In the afternoon we went shopping for clothes for all the events. Some earlier arrivers had ordered tuxedos and we stopped for a fitting at a place called Raymond’s. Raymond’s must be a chain because I saw a few around town and even a reference to it in the book from 1973 I’m reading (Great Railway Bazaar). Nice place doing all sorts of formal wear and made to measure suits and shirts. We spent the most time at an ethnic wear (their term) shop getting the kurtas (link). Shopping is a very different experience here. They brought us water, tea etc and I heard the girls were brought sandwiches and snacks. Meanwhile all our measurements were taken (video) and the clerks began slapping cellophane wrapped packages onto the counter. You basically tell the guy what sort of color you are looking for and either simple or whatever the Gujarati word is for not simple and he starts pulling down packages to which our leader would rapid fire ‘no, no, no, yes, no, no’ scanning through dozens at once. We got the whole pile put together and made a side trip through the old city to have a different tailor make me a jodpuri suit. The shop was in one of the tiny alleys of the old city and we got to watch some monkey mamas w/ babies in tow scamper down 1 side of the alley and up the other. Never been that close to a real monkey before, despite the cuddly image they portray up-close they seem mean.
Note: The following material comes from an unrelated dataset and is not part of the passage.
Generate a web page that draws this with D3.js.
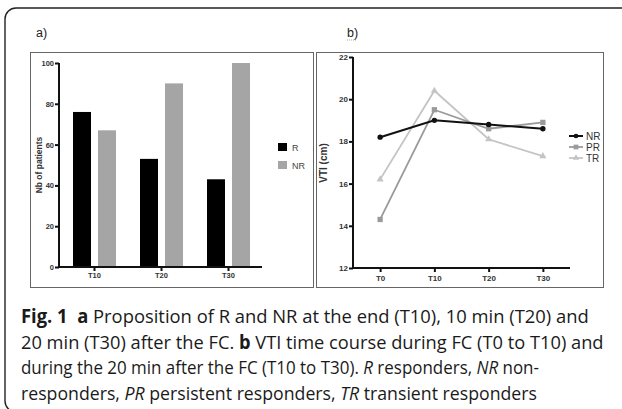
<!DOCTYPE html>
<html>
<head>
<meta charset="utf-8">
<script src="https://cdn.jsdelivr.net/npm/d3@7"></script>
<style>
  body { margin: 0; background: #fff; }
  svg { display: block; }
  .tick text { font-family: Arial, "Liberation Sans", sans-serif; font-weight: bold; fill: #333; }
</style>
</head>
<body>
<div id="chart"></div>
<script>
// panel a: proportion of responders / non-responders
var timesA = ["T10", "T20", "T30"];
var groupsA = ["R", "NR"];
var valuesR = [76, 53, 43];
var valuesNR = [67, 90, 100];
var ticksA = [0, 20, 40, 60, 80, 100];

// panel b: VTI time course
var timesB = ["T0", "T10", "T20", "T30"];
var vtiNR = [18.2, 19.0, 18.8, 18.6];
var vtiPR = [14.3, 19.5, 18.6, 18.9];
var vtiTR = [16.2, 20.4, 18.1, 17.3];
var ticksB = [12, 14, 16, 18, 20, 22];

var captionLines = [
  [["Fig. 1", "b"], ["  ", ""], ["a", "b"], [" Proposition of R and NR at the end (T10), 10 min (T20) and", ""]],
  [["20 min (T30) after the FC. ", ""], ["b", "b"], [" VTI time course during FC (T0 to T10) and", ""]],
  [["during the 20 min after the FC (T10 to T30). ", ""], ["R", "i"], [" responders, ", ""], ["NR", "i"], [" non-", ""]],
  [["responders, ", ""], ["PR", "i"], [" persistent responders, ", ""], ["TR", "i"], [" transient responders", ""]]
];
var captionWidths = [568, 583, 518, 516];

var W = 622, H = 409;
var svg = d3.select("#chart").append("svg")
  .attr("width", W)
  .attr("height", H);

// card outline
svg.append("rect")
  .attr("x", 5).attr("y", 8)
  .attr("width", 700).attr("height", 404)
  .attr("rx", 11)
  .attr("fill", "none")
  .attr("stroke", "#222")
  .attr("stroke-width", 1.4);

// panel frames
svg.append("rect").attr("x", 30.5).attr("y", 52.5).attr("width", 283).attr("height", 235)
  .attr("fill", "none").attr("stroke", "#666").attr("stroke-width", 1);
svg.append("rect").attr("x", 316.5).attr("y", 52.5).attr("width", 287).attr("height", 235)
  .attr("fill", "none").attr("stroke", "#666").attr("stroke-width", 1);

svg.append("text").attr("x", 36).attr("y", 37)
  .style("font-family", "Arial, sans-serif").style("font-size", "12.5px").style("fill", "#222")
  .text("a)");
svg.append("text").attr("x", 347).attr("y", 37)
  .style("font-family", "Arial, sans-serif").style("font-size", "12.5px").style("fill", "#222")
  .text("b)");
svg.append("line").attr("x1", 347).attr("x2", 356).attr("y1", 40).attr("y2", 40)
  .attr("stroke", "#999").attr("stroke-width", 0.8).attr("stroke-dasharray", "1,1");

// ---- panel a ----
var x0 = d3.scaleBand().domain(timesA).range([61, 262]);
var x1 = d3.scaleBand().domain(groupsA).range([0, x0.bandwidth()])
  .paddingInner(0.28).paddingOuter(0.48);
var yA = d3.scaleLinear().domain([0, 100]).range([267, 63]);
var colorA = {R: "#000", NR: "#a5a5a5"};

var gA = svg.append("g");
timesA.forEach(function(t, i) {
  var vals = {R: valuesR[i], NR: valuesNR[i]};
  groupsA.forEach(function(g) {
    gA.append("rect")
      .attr("x", x0(t) + x1(g))
      .attr("y", yA(vals[g]))
      .attr("width", x1.bandwidth())
      .attr("height", yA(0) - yA(vals[g]))
      .attr("fill", colorA[g]);
  });
});

var axA = gA.append("g").attr("transform", "translate(59,0)")
  .call(d3.axisLeft(yA).tickValues(ticksA).tickSize(4).tickPadding(1));
var axAx = gA.append("g").attr("transform", "translate(0,267)")
  .call(d3.axisBottom(x0).tickSize(4).tickPadding(2));
axAx.select(".domain").attr("d", "M59,0H262");
[axA, axAx].forEach(function(a) {
  a.select(".domain").attr("stroke", "#111").attr("stroke-width", 2);
  a.selectAll(".tick line").attr("stroke", "#111").attr("stroke-width", 2);
  a.selectAll(".tick text").style("font-size", "7.5px");
});
axA.select(".domain").attr("d", "M0,63V268");

gA.append("text")
  .attr("transform", "translate(42,165) rotate(-90)")
  .attr("text-anchor", "middle")
  .style("font-family", "Arial, sans-serif").style("font-size", "8.5px").style("font-weight", "bold").style("fill", "#333")
  .text("Nb of patients");

groupsA.forEach(function(g, i) {
  gA.append("rect").attr("x", 278).attr("y", 143 + i * 18).attr("width", 9).attr("height", 8)
    .attr("fill", colorA[g]);
  gA.append("text").attr("x", 292).attr("y", 150.5 + i * 18)
    .style("font-family", "Arial, sans-serif").style("font-size", "9px").style("fill", "#444")
    .text(g);
});

// ---- panel b ----
var xB = d3.scalePoint().domain(timesB).range([353, 570]).padding(0.5);
var yB = d3.scaleLinear().domain([12, 22]).range([268, 57]);
var gB = svg.append("g");

var series = [
  {name: "NR", values: vtiNR, color: "#111", width: 2, shape: d3.symbolCircle, size: 22},
  {name: "PR", values: vtiPR, color: "#9a9a9a", width: 1.8, shape: d3.symbolSquare, size: 28},
  {name: "TR", values: vtiTR, color: "#c4c4c4", width: 1.8, shape: d3.symbolTriangle, size: 22}
];
var line = d3.line()
  .x(function(d, i) { return xB(timesB[i]); })
  .y(function(d) { return yB(d); });

series.slice().reverse().forEach(function(s) {
  gB.append("path").attr("d", line(s.values))
    .attr("fill", "none").attr("stroke", s.color).attr("stroke-width", s.width);
  gB.selectAll(null).data(s.values).enter().append("path")
    .attr("transform", function(d, i) { return "translate(" + xB(timesB[i]) + "," + yB(d) + ")"; })
    .attr("d", d3.symbol().type(s.shape).size(s.size))
    .attr("fill", s.color);
});

var axB = gB.append("g").attr("transform", "translate(353,0)")
  .call(d3.axisLeft(yB).tickValues(ticksB).tickSize(4).tickPadding(1));
var axBx = gB.append("g").attr("transform", "translate(0,268)")
  .call(d3.axisBottom(xB).tickSize(4).tickPadding(3));
[axB, axBx].forEach(function(a) {
  a.select(".domain").attr("stroke", "#111").attr("stroke-width", 2);
  a.selectAll(".tick line").attr("stroke", "#111").attr("stroke-width", 2);
  a.selectAll(".tick text").style("font-size", "8px");
});
axB.select(".domain").attr("d", "M0,57V269");
axBx.select(".domain").attr("d", "M353,0H570");

gB.append("text")
  .attr("transform", "translate(327,163) rotate(-90)")
  .attr("text-anchor", "middle")
  .style("font-family", "Arial, sans-serif").style("font-size", "10px").style("font-weight", "bold").style("fill", "#333")
  .text("VTI (cm)");

series.forEach(function(s, i) {
  var ly = 136 + i * 11;
  gB.append("line").attr("x1", 569).attr("x2", 583).attr("y1", ly).attr("y2", ly)
    .attr("stroke", s.color).attr("stroke-width", s.width);
  gB.append("path").attr("transform", "translate(576," + ly + ")")
    .attr("d", d3.symbol().type(s.shape).size(s.size * 0.8)).attr("fill", s.color);
  gB.append("text").attr("x", 586).attr("y", ly + 3.5)
    .style("font-family", "Arial, sans-serif").style("font-size", "10px").style("fill", "#333")
    .text(s.name);
});

// ---- caption ----
captionLines.forEach(function(parts, i) {
  var t = svg.append("text")
    .attr("x", 0).attr("y", 0)
    .attr("xml:space", "preserve")
    .style("white-space", "pre")
    .style("font-family", "'Open Sans', 'Noto Sans', sans-serif")
    .style("font-size", "19px")
    .style("fill", "#1a1a1a");
  parts.forEach(function(p) {
    t.append("tspan")
      .style("font-weight", p[1] === "b" ? "bold" : "normal")
      .style("font-style", p[1] === "i" ? "italic" : "normal")
      .text(p[0]);
  });
  var w = t.node().getBBox().width;
  t.attr("transform", "translate(21," + (323 + i * 25.7) + ") scale(" + (captionWidths[i] / w) + ",1)");
});
</script>
</body>
</html>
I’m still not ready to talk about driving in India but driving through the old city of Vadodara was totally nuts. The streets are inches wide, lined with parked bikes/scooters/motorcycles, congested with pedestrians and somehow through all this squeeze lanes. I’m not exaggerating to say that 1 average street lane in Tucson would be 2.5 here. There are not many side mirrors and clearances between oncoming traffic is measured in mm. There was tons of cool stuff to see but I’ll cover Vadodara generally in a later note.
The girls got back late from shopping fairly exhausted, we had some standard Gujarati food and off to bed. Big first day.